At 1330 we get our Reserve ID's, one of the few things to go right. We try to outprocess one group but the orders are still a mess. We have several full COL's who have been raising hell and the pressure is on to get us out. Another rotation is coming in this weekend. Group I, people who need to get out on Friday, plus fillers, go back after lunch for another shot. Group II is to follow at 1800. We are getting tense and irritable because if we miss this week, we lose the weekend, plus Monday (Flag Day). That means we don't outprocess until Tuesday, by which time all the orders will be wrong again, etc. SPC Rudolph had the best description: "This is Groundhog Day on steroids!" I call Shawn, tell here we won't be out before Saturday at the earliest. Group I comes back for evening chow. Group II straggles over at 2100. The drafts of our DD 214's are ready! I make corrections for my awards, get out at 2200, and get to bed at 2230. The outprocessing clerks are paying for other people not doing their jobs, and I (among others) thank them on the way out.
One of the junior NCO's from the 308th asks how many days of service I had this time. I said 172, and 179 in the Gulf. So he said "you didn't get veteran's status." I replied "Nope, I have to get by on my 19 months in 1970-1972." An officer standing by chuckled and said to the kid "If I were you, I'd start taking notes."
Formation at 0800, get corrected leave forms. At 0900 we go to Finance, turn in our leaves, orders, and 214 drafts. Back to the area at 1100. Tense. Will we make it? Formation at 1330 - no news. I sign for my lost (stolen) rubber boots (I'd hoped to be able to write of field losses but no such luck). Finally at 1500 one group goes to sign their DD214's, followed by a second group at 1600. Word gets out that some people have flights. The flights are not booked by SATO but by Carlson Wagon-Lit Travel. Matt Fellinger has the 800 number. I call and find out that the 432d group leaves at 1700 tomorrow, and the Green Bay group arrives at 2015 on American flight 4722, then call Shawn with the news. It's really going to happen, but we came perilously close to being pushed well into next week (if we had, I was going to rent a car and go out to the Outer Banks or up to the mountains for the weekend). Some of the troops hold a cookout in the evening.

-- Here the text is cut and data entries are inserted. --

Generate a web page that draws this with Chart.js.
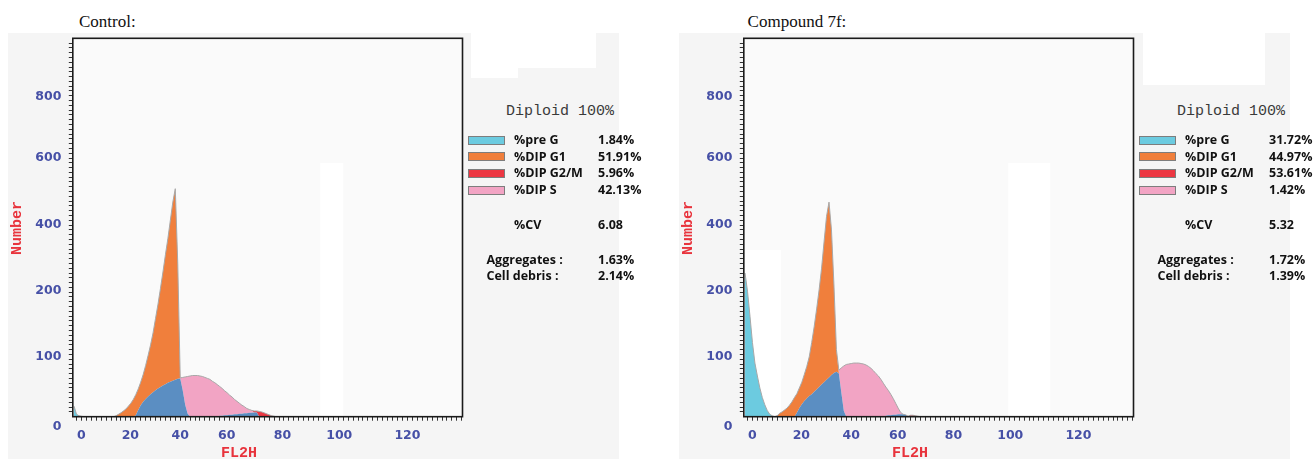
<!DOCTYPE html>
<html><head><meta charset="utf-8">
<script src="https://cdn.jsdelivr.net/npm/chart.js@4.4.1/dist/chart.umd.min.js"></script>
<style>
html,body{margin:0;padding:0;background:#fff;}
body{width:1315px;height:459px;position:relative;overflow:hidden;}
.panel{position:absolute;top:0;width:660px;height:459px;}
.abs{position:absolute;}
.bg{background:#f5f5f5;}
.white{background:#ffffff;}
.title{font-family:"Liberation Serif",serif;font-size:17px;color:#111;line-height:20px;white-space:nowrap;}
.axt{font-family:"Liberation Mono",monospace;font-weight:bold;font-size:15px;color:#e8333c;white-space:nowrap;line-height:16px;}
.dip{font-family:"Liberation Mono",monospace;font-size:15px;color:#3a3a3a;white-space:nowrap;line-height:16px;}
.lg{font-family:"Open Sans",sans-serif;font-weight:700;font-size:12.5px;color:#111;white-space:nowrap;line-height:16px;}
.sw{border:1px solid #7d7d7d;box-sizing:border-box;}
canvas{position:absolute;left:0;top:0;}
</style>
</head><body>
<script>
// ---------------- data ----------------
// FL2H channel grid (shared by both histograms)
const channels = [-3,-2,-1,0,1,2,3,4,5,6,7,8,9,10,11,12,13,14,15,16,17,18,19,20,21,22,23,24,25,26,27,28,29,30,31,32,33,34,35,36,37,38,39,40,41,42,43,44,45,46,47,48,49,50,51,52,53,54,55,56,57,58,59,60,61,62,63,64,65,66,67,68,69,70,71,72,73,74,75,76,77,78,79,80];

// Control: counts per channel for each phase component (stacked)
const controlPreG   = [22,5,2,1,0,0,0,0,0,0,0,0,0,0,0,0,0,0,0,0,0,0,0,0,0,0,0,0,0,0,0,0,0,0,0,0,0,0,0,0,0,0,0,0,0,0,0,0,0,0,0,0,0,0,0,0,0,0,0,0,0,0,0,0,0,0,0,0,0,0,0,0,0,0,0,0,0,0,0,0,0,0,0,0];
const controlSUnder = [0,0,0,0,0,0,0,0,0,0,0,0,0,0,0,0,0,0,0,0,0,0,0,0,0,3,14,24,31,37,42,47,51,55,59,62,65,68,71,73,75,77,79,80,55,25,6,0,0,0,0,0,0,0,0,0,0,1,1,2,2,3,3,4,4,5,5,6,6,7,7,8,8,9,9,0,0,0,0,0,0,0,0,0];
const controlG1     = [0,0,0,0,0,0,0,0,0,0,0,0,0,0,0,0,0,2,5,8,12,16,22,28,36,43,44,48,57,70,86,103,124,150,176,206,237,270,301,337,373,399,241,0,0,0,0,0,0,0,0,0,0,0,0,0,0,0,0,0,0,0,0,0,0,0,0,0,0,0,0,0,0,0,0,0,0,0,0,0,0,0,0,0];
const controlS      = [0,0,0,0,0,0,0,0,0,0,0,0,0,0,0,0,0,0,0,0,0,0,0,0,0,0,0,0,0,0,0,0,0,0,0,0,0,0,0,0,0,0,0,1,27,58,78,85,86,86,86,85,84,82,80,78,74,70,66,61,57,51,47,41,37,31,27,22,18,14,10,7,4,0,0,0,0,0,0,0,0,0,0,0];
const controlG2M    = [0,0,0,0,0,0,0,0,0,0,0,0,0,0,0,0,0,0,0,0,0,0,0,0,0,0,0,0,0,0,0,0,0,0,0,0,0,0,0,0,0,0,0,0,0,0,0,0,0,0,0,0,0,0,0,0,0,0,0,0,0,0,0,0,0,0,0,0,0,0,0,0,1,3,3,11,10,8,6,4,2,1,0,0];

// Compound 7f
const compPreG   = [300,262,210,155,112,85,60,40,25,13,5,2,0,0,0,0,0,0,0,0,0,0,0,0,0,0,0,0,0,0,0,0,0,0,0,0,0,0,0,0,0,0,0,0,0,0,0,0,0,0,0,0,0,0,0,0,0,0,0,0,0,0,0,0,0,0,0,0,0,0,0,0,0,0,0,0,0,0,0,0,0,0,0,0];
const compSUnder = [0,0,0,0,0,0,0,0,0,0,0,0,0,0,0,0,0,0,0,0,0,8,18,26,33,38,43,47,52,57,62,67,72,77,82,87,91,94,90,50,12,0,0,0,0,0,0,0,0,0,0,0,0,0,0,0,0,2,3,3,4,4,5,5,5,4,0,0,0,0,0,0,0,0,0,0,0,0,0,0];
const compG1     = [0,0,0,0,0,0,0,0,0,0,0,0,0,2,7,10,14,18,24,31,40,40,42,46,55,67,82,108,136,168,203,243,293,341,366,303,184,46,0,0,0,0,0,0,0,0,0,0,0,0,0,0,0,0,0,0,0,0,0,0,0,0,0,0,0,0,0,0,0,0,0,0,0,0,0,0,0,0,0,0,0,0,0,0];
const compS      = [0,0,0,0,0,0,0,0,0,0,0,0,0,0,0,0,0,0,0,0,0,0,0,0,0,0,0,0,0,0,0,0,0,0,0,0,0,0,7,52,94,109,110,111,112,112,112,111,110,108,105,101,96,90,85,78,70,60,52,44,34,24,13,4,0,0,0,0,0,0,0,0,0,0,0,0,0,0,0,0,0,0,0,0];
const compG2M    = [0,0,0,0,0,0,0,0,0,0,0,0,0,0,0,0,0,0,0,0,0,0,0,0,0,0,0,0,0,0,0,0,0,0,0,0,0,0,0,0,0,0,0,0,0,0,0,0,0,0,0,0,0,0,0,0,0,0,0,0,0,0,0,0,0,0,1,3,3,2,1,0,0,0,0,0,0,0,0,0,0,0,0,0];

// axis tick labels and the axis values where they are printed
const xTickLabels = ['0','20','40','60','80','100','120'];
const xTickAt     = [0, 19.8, 40, 58.8, 81.4, 104.4, 132];
const yTickLabels = ['0','100','200','400','600','800'];
const yTickAt     = [-21.5, 126, 262, 400, 540, 667];

// legend / statistics text
const phaseNames   = ['%pre G','%DIP G1','%DIP G2/M','%DIP S'];
const controlPct   = ['1.84%','51.91%','5.96%','42.13%'];
const compPct      = ['31.72%','44.97%','53.61%','1.42%'];
const controlStats = {cv:'6.08', agg:'1.63%', debris:'2.14%'};
const compStats    = {cv:'5.32', agg:'1.72%', debris:'1.39%'};

// ---------------- styling ----------------
const COL = {preG:'#6ccbe0', g1:'#f07f3c', g2m:'#ec3742', s:'#f2a4c4', sUnder:'#5b8ec2'};
const swatchCols = [COL.preG, COL.g1, COL.g2m, COL.s];

function makePanel(opts){
  const p = document.createElement('div');
  p.className = 'panel';
  p.style.left = opts.left + 'px';
  document.body.appendChild(p);
  const add = (cls, css, text) => {
    const d = document.createElement('div');
    d.className = 'abs ' + cls;
    Object.assign(d.style, css);
    if (text !== undefined) d.textContent = text;
    p.appendChild(d);
    return d;
  };
  add('bg', {left:'8px', top:'33px', width:'611px', height:'426px'});
  opts.topPatches.forEach(r => add('white', {left:r[0]+'px', top:r[1]+'px', width:r[2]+'px', height:r[3]+'px'}));
  add('title', {left:opts.titleLeft+'px', top:'12px'}, opts.title);

  const cv = document.createElement('canvas');
  cv.width = 480; cv.height = 459;
  cv.style.width = '480px'; cv.style.height = '459px';
  p.appendChild(cv);

  // axis titles
  add('axt', {left:'17.7px', top:'228px', transform:'translate(-50%,-50%) rotate(-90deg)'}, 'Number');
  add('axt', {left:'239px', top:'454px', transform:'translate(-50%,-50%)'}, 'FL2H');

  // statistics legend
  add('dip', {left:'506px', top:'103.5px'}, 'Diploid 100%');
  const rows = [140, 156.7, 173.3, 190];
  rows.forEach((y, i) => {
    add('sw', {left:'468px', top:(y-4.5)+'px', width:'37px', height:'9px', background:swatchCols[i]});
    add('lg', {left:'514px', top:(y-8)+'px'}, phaseNames[i]);
    add('lg', {left:'598px', top:(y-8)+'px'}, opts.pct[i]);
  });
  add('lg', {left:'514px', top:(224.5-8)+'px'}, '%CV');
  add('lg', {left:'598px', top:(224.5-8)+'px'}, opts.stats.cv);
  add('lg', {left:'486.5px', top:(259.5-8)+'px'}, 'Aggregates :');
  add('lg', {left:'598px', top:(259.5-8)+'px'}, opts.stats.agg);
  add('lg', {left:'486.5px', top:(275.5-8)+'px'}, 'Cell debris :');
  add('lg', {left:'598px', top:(275.5-8)+'px'}, opts.stats.debris);

  const series = opts.series;
  const total = channels.map((c, i) => series.reduce((s, a) => s + a.values[i], 0));
  const pts = arr => channels.map((c, i) => ({x:c, y:arr[i]}));

  const datasets = series.map((s, k) => ({
    data: pts(s.values), backgroundColor: s.color, borderWidth: 0, borderColor: 'rgba(0,0,0,0)',
    fill: k === 0 ? 'origin' : '-1', tension: 0, pointRadius: 0, stack: 'phases', order: 2
  }));
  datasets.push({data: pts(total), fill: false, borderColor: '#a8a8a8', borderWidth: 1,
    tension: 0, pointRadius: 0, stack: 'envelope', order: 0});

  const framePlugin = {
    id: 'frame',
    beforeDatasetsDraw(chart){
      const {ctx, chartArea:a, scales:{x, y}} = chart;
      ctx.save();
      ctx.fillStyle = '#fafafa';
      ctx.fillRect(a.left, a.top, a.right - a.left, a.bottom - a.top);
      ctx.fillStyle = '#ffffff';
      opts.plotPatches.forEach(r => {
        const x0 = x.getPixelForValue(r[0]), x1 = x.getPixelForValue(r[1]);
        const y0 = y.getPixelForValue(r[2]), y1 = y.getPixelForValue(r[3]);
        ctx.fillRect(x0, y1, x1 - x0, y0 - y1);
      });
      ctx.restore();
    },
    afterDraw(chart){
      const {ctx, chartArea:a} = chart;
      ctx.save();
      ctx.strokeStyle = '#1a1a1a';
      ctx.lineWidth = 1.6;
      ctx.strokeRect(a.left, a.top, a.right - a.left, a.bottom - a.top);
      ctx.restore();
    }
  };

  const tickFont = {family:'DejaVu Sans', weight:'bold', size:12.5};
  new Chart(cv, {
    type: 'line',
    data: {datasets},
    plugins: [framePlugin],
    options: {
      responsive: false, animation: false, devicePixelRatio: 1,
      layout: {padding: {top: 38.3, right: 17.5, left: 0, bottom: 0}},
      plugins: {legend: {display: false}, tooltip: {enabled: false}},
      scales: {
        x: {
          type: 'linear', min: -3.5, max: 154.3,
          afterFit(s){ s.height = 42.3; },
          afterBuildTicks(s){
            const t = [];
            for (let v = -2; v <= 154; v += 2) t.push({value: v, lab: ''});
            xTickAt.forEach((v, i) => t.push({value: v, lab: xTickLabels[i], isLab: true}));
            t.sort((a, b) => a.value - b.value);
            s.ticks = t;
          },
          ticks: {autoSkip: false, maxRotation: 0, minRotation: 0, padding: 8, color: '#4650a6', font: tickFont,
                  callback: (v, i, ticks) => ticks[i].lab || ''},
          grid: {display: true, drawOnChartArea: false, drawTicks: true, tickLength: 4, lineWidth: 1,
                 tickColor: c => (c.tick && c.tick.isLab) ? 'rgba(0,0,0,0)' : '#333'},
          border: {display: false}
        },
        y: {
          type: 'linear', stacked: true, min: 0, max: 790,
          afterFit(s){ s.width = 72.8; },
          afterBuildTicks(s){
            const t = [];
            for (let v = 10; v <= 780; v += 10) t.push({value: v, lab: ''});
            yTickAt.forEach((v, i) => t.push({value: v, lab: yTickLabels[i], isLab: true}));
            t.sort((a, b) => a.value - b.value);
            s.ticks = t;
          },
          ticks: {autoSkip: false, padding: 7.4, color: '#4650a6', font: tickFont,
                  callback: (v, i, ticks) => ticks[i].lab || ''},
          grid: {display: true, drawOnChartArea: false, drawTicks: true, tickLength: 4, lineWidth: 1,
                 tickColor: c => (c.tick && c.tick.isLab) ? 'rgba(0,0,0,0)' : '#333'},
          border: {display: false}
        }
      }
    }
  });
}

makePanel({
  left: 0, title: 'Control:', titleLeft: 79,
  pct: controlPct, stats: controlStats,
  topPatches: [[471,33,47,45],[518,33,78,35]],
  plotPatches: [[96.7,106,0,530]],
  series: [
    {values: controlPreG, color: COL.preG},
    {values: controlSUnder, color: COL.sUnder},
    {values: controlG1, color: COL.g1},
    {values: controlS, color: COL.s},
    {values: controlG2M, color: COL.g2m}
  ]
});
makePanel({
  left: 671, title: 'Compound 7f:', titleLeft: 76.6,
  pct: compPct, stats: compStats,
  topPatches: [[472,33,122,52]],
  plotPatches: [[103.6,120.6,0,530],[-2.9,11.6,0,348]],
  series: [
    {values: compPreG, color: COL.preG},
    {values: compSUnder, color: COL.sUnder},
    {values: compG1, color: COL.g1},
    {values: compS, color: COL.s},
    {values: compG2M, color: COL.g2m}
  ]
});
</script>
</body></html>
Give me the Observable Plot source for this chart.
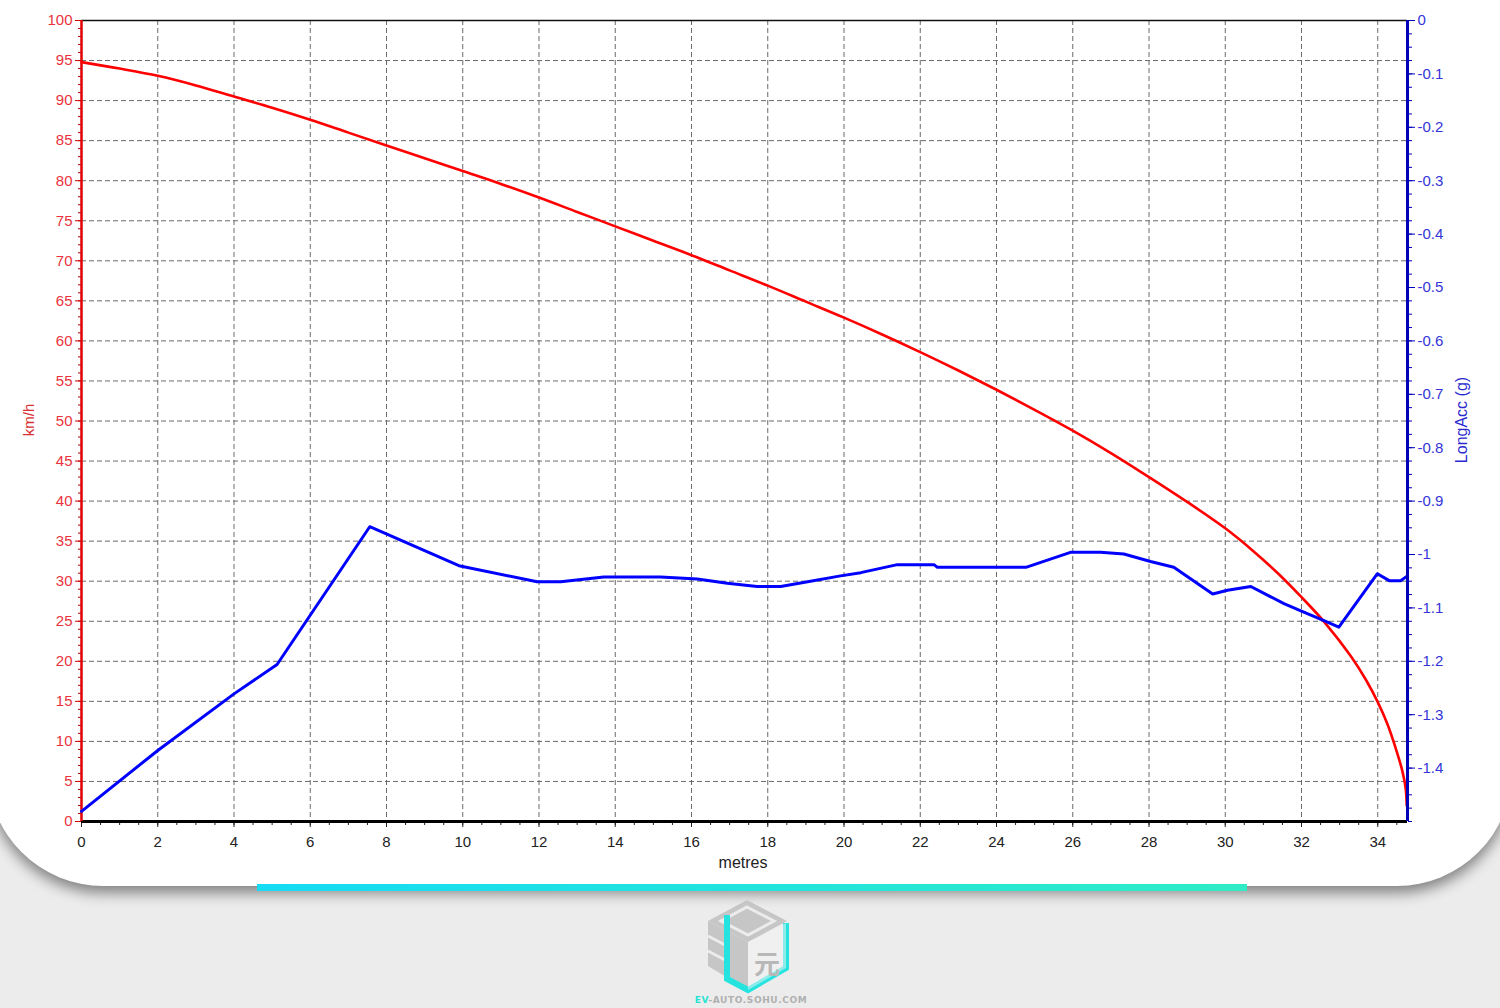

The jerking around continues right up to the very last minute. We have a formation at 0800, but nothing happens until almost 1100. Then we go re-sign our re-corrected form 214's (!) and get our plane tickets. Then, after a week of delay, we get a rush bus ride to the airport at noon and have to scramble. Truly hurry up and wait, but at least we're out of here.
There are two LTC's with the same name here, one white, one black. The white one, OIC of the demob center, started jumping on SFC McGlinn at one point for asking questions. LTC Oreskovich stepped in and told him to talk to an equal. The LTC said he resented Oreskovich's attitude (!) as if the slack-jawed unprofessional attitude and non-stop screwups we experienced this past week were any credit to the military.
We hang around Fayetteville airport until 1730 - the incoming flight has to zigzag around thunderstorms. We change in Charlotte, then again at O'Hare. The flight at O'Hare, inbound from Cincinnati, is also delayed. Of a dozen 432d people going home, only four of us go to Green Bay: me, Scott, MAJ Sarkela and Matt Fellinger. All the others end up splitting off for Madison, Milwaukee, or Appleton. We get in about 2245. Shawn and Chris greet me, along with little Simba in his kennel, who promptly goes ballistic. Deb Luebker also greets us, also Jakubenas, Hanson, Monfort, Libassi, Rick Stevens, Barb Fondrliak, Denny and Lavon Rader and the media. We get home about 2330.